El álbum entero, de principio a fin, se convirtió en un espejo fiel y resonante de mis emociones fluctuantes durante esos meses cruciales. Desde la euforia del inicio de una nueva etapa hasta la introspección profunda de la soledad, pasando por la alegría de la conexión con otros y la persistente búsqueda de mi propio lugar en el mundo. No era solo música de fondo que llenaba el silencio; era un personaje silencioso pero omnipresente en mi propia historia personal. Cada canción evocaba un recuerdo específico, una sensación particular: "Hard Feelings/Loveless" inevitablemente me recordaba la frustración y la tensión de un proyecto grupal particularmente difícil y conflictivo; "Supercut" sonaba en bucle mientras repasaba apuntes amarillentos hasta el amanecer antes de un examen importante, con el corazón en un puño; "Writer in the Dark" acompañaba mis tímidos intentos de escribir mis primeros ensayos realmente personales y reflexivos, aquellos en los que intentaba volcar algo de mi propia alma.

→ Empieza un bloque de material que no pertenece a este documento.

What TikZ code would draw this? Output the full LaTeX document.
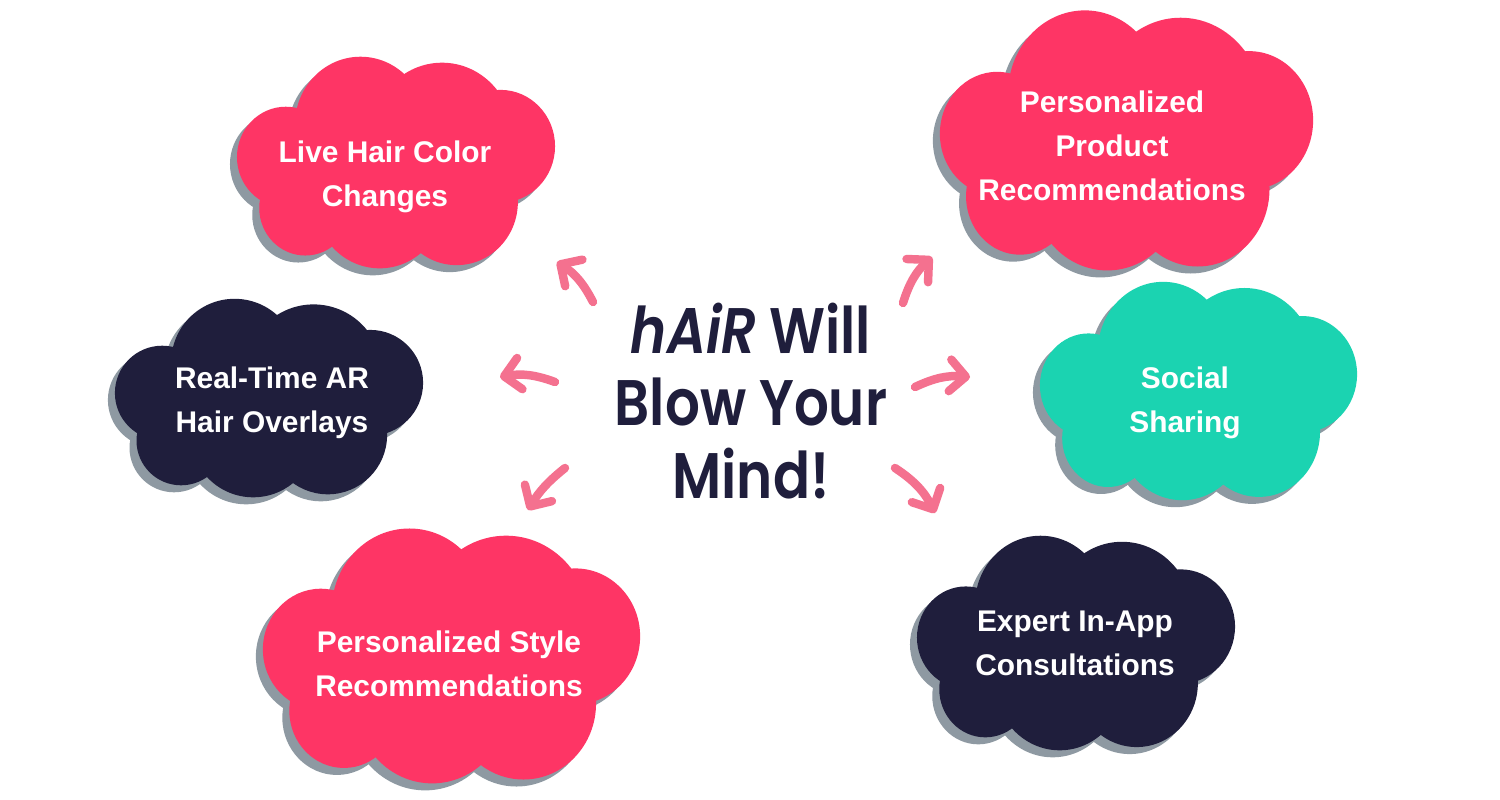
\documentclass[tikz,border=0pt]{standalone}
\usepackage{fontspec}
\usetikzlibrary{arrows.meta}

\newfontfamily\cloudfont{Liberation Sans}
\newfontfamily\titlefont{Poppins}[UprightFont=* SemiBold, ItalicFont=* SemiBold Italic, FakeStretch=0.85]

\definecolor{hairpink}{HTML}{FE3565}
\definecolor{hairnavy}{HTML}{1F1E3C}
\definecolor{hairteal}{HTML}{1BD3B1}
\definecolor{cloudshadow}{HTML}{8E99A2}
\definecolor{arrowpink}{HTML}{F4718F}

\tikzset{
  cloudtext/.style={text=white, align=center, font=\cloudfont\bfseries\fontsize{8.5}{12.5}\selectfont},
  brush/.style={arrowpink, line width=2.4pt, line cap=round, -{Straight Barb[length=4.5pt,width=9pt,round]}}
}

% one cloud blob, drawn round (0,0)
\newcommand{\cloudblob}[1]{%
  \foreach \cx/\cy/\r in {-34.4/-36.3/63.4, 44.6/-25.8/68.3, 101.2/-15.7/52.9,
      58.8/36.5/59.3, -15.8/36.1/62.7, -87.9/42.2/44.6, -106.8/-5.5/47.3}
    \fill[#1] (\cx,\cy) circle[radius=\r];
  \fill[#1] (-100,-40) rectangle (100,45);
}
% #1,#2 centre, #3,#4 scale, #5 colour
\newcommand{\drawcloud}[5]{%
  \begin{scope}[shift={(#1-7,#2+7)}, xscale=#3, yscale=#4]
    \cloudblob{cloudshadow}
  \end{scope}
  \begin{scope}[shift={(#1,#2)}, xscale=#3, yscale=#4]
    \cloudblob{#5}
  \end{scope}
}

\begin{document}
\begin{tikzpicture}[x=0.01cm, y=-0.01cm]
\useasboundingbox (0,0) rectangle (1500,800);
\fill[white] (0,0) rectangle (1500,800);

% clouds
\drawcloud{396}{163}{1.032}{1.066}{hairpink}
\drawcloud{1126.5}{141}{1.211}{1.31}{hairpink}
\drawcloud{269}{398.5}{1}{1}{hairnavy}
\drawcloud{1198.5}{391.5}{1.029}{1.10}{hairteal}
\drawcloud{451.5}{656.5}{1.224}{1.284}{hairpink}
\drawcloud{1076}{643.5}{1.032}{1.081}{hairnavy}

\node[cloudtext] (live) at (385,177) {Live Hair Color\\Changes};
\node[cloudtext] (product) at (1112,146) {Personalized\\Product\\Recommendations};
\node[cloudtext] (overlay) at (272,403) {Real-Time AR\\Hair Overlays};
\node[cloudtext] (social) at (1185,403) {Social\\Sharing};
\node[cloudtext] (style) at (449,663.5) {Personalized Style\\Recommendations};
\node[cloudtext] (expert) at (1075,643.5) {Expert In-App\\Consultations};

\node[text=hairnavy, align=center, font=\titlefont\fontsize{18.3}{20.5}\selectfont] (title) at (751,401)
{\textit{hAiR} Will\\Blow Your\\Mind!};

% arrows
\coordinate (ul-tail) at (593,302);
\coordinate (ul-tip) at (557,262);
\coordinate (l-tail) at (555,382);
\coordinate (l-tip) at (500,377);
\coordinate (ll-tail) at (565,468);
\coordinate (ll-tip) at (528,510);
\coordinate (ur-tail) at (903,303);
\coordinate (ur-tip) at (932,257);
\coordinate (r-tail) at (915,387);
\coordinate (r-tip) at (970,377);
\coordinate (lr-tail) at (895,468);
\coordinate (lr-tip) at (935,513);

\draw[brush] (ul-tail) to[bend right=15] (ul-tip);
\draw[brush] (l-tail) to[bend right=15] (l-tip);
\draw[brush] (ll-tail) to[bend right=10] (ll-tip);
\draw[brush] (ur-tail) to[bend left=15] (ur-tip);
\draw[brush] (r-tail) to[bend left=15] (r-tip);
\draw[brush] (lr-tail) to[bend left=15] (lr-tip);

\end{tikzpicture}
\end{document}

Ahora, años después, al escuchar "Melodrama", no solo oigo las canciones, las melodías y las letras. Es algo mucho más profundo: revivo ese semestre con una intensidad sorprendente. Siento de nuevo en la piel esa mezcla embriagadora de miedo paralizante y emoción desbordante ante lo desconocido, percibo el olor característico a café rancio y libros viejos de la biblioteca a las 3 de la madrugada, escucho las risas espontáneas y contagiosas en el pasillo del dormitorio, la tensión palpable en el aire antes de una presentación oral importante. Es un recordatorio vívido y agridulce de cuánto crecí, de cuánto cambié en esos pocos meses, impulsado por la necesidad imperiosa de adaptarme, de aprender a marchas forzadas y, sí, inequívocamente acompañado por la banda sonora perfecta que Lorde creó, sin tener la menor idea, para mi propia y particular experiencia vital. La música, más que un simple entretenimiento pasajero, se había convertido en el ancla emocional, en la cápsula del tiempo y en la memoria auditiva de uno de los capítulos más definitorios y transformadores de mi vida.